I am trying to use the R package
groHMM to analyse some data and it wants me to Collapse overlapping annotations but I am working with Arabidopsis and not human data.
groHMM uses the R package
GenomicFeatures for annotations. I am using
TxDb.Athaliana.BioMart.plantsmart28 but the tool wants me to collapse overlapping annotations so that overlapping transcripts are merged into "a single set, in which each annotation represents the 5' and 3' most boundaries of genes". I do not know how to do this in R and the example code only works for human data (hg19). If anyone knows how to get it to work for the Arabidopsis data, that would be really helpful.
The example code in the package works like this:
library(TxDb.Hsapiens.UCSC.hg19.knownGene) kgdb <- TxDb.Hsapiens.UCSC.hg19.knownGene kgChr7 <- transcripts(kgdb, filter=list(tx_chrom = "chr7"), columns=c("gene_id", "tx_id", "tx_name")) library(org.Hs.eg.db) kgConsensus <- makeConsensusAnnotations(kgChr7, keytype="gene_id", mc.cores=getOption("mc.cores")) map <- select(org.Hs.eg.db, keys=unlist(mcols(kgConsensus)$gene_id), columns=c("SYMBOL"), keytype=c("ENTREZID"))

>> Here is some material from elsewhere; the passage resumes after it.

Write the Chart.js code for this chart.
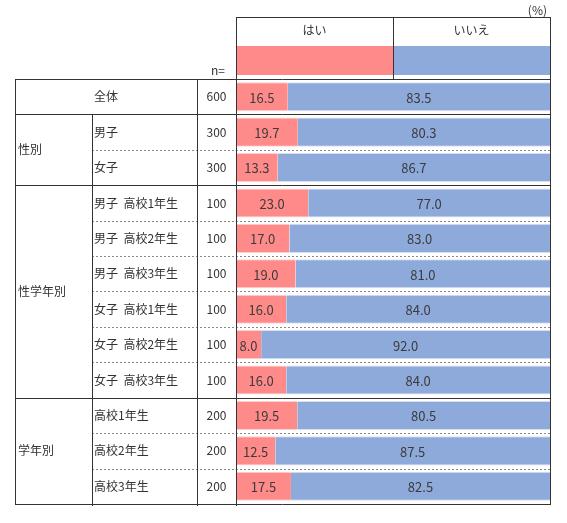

While my attempt at using a similar Arabidopsis database fails:
map <- select(org.At.tair.db, keys=unlist(mcols(atConsensus)$gene_id), columns=c("SYMBOL"), keytype=c("ENTREZID")) Error in .testForValidKeys(x, keys, keytype, fks) : None of the keys entered are valid keys for 'ENTREZID'. Please use the keys method to see a listing of valid arguments.
Even if I cannot get this exact code to work, anything that can give me the correct set of collapsed transcripts that groHMM can accept, would be great.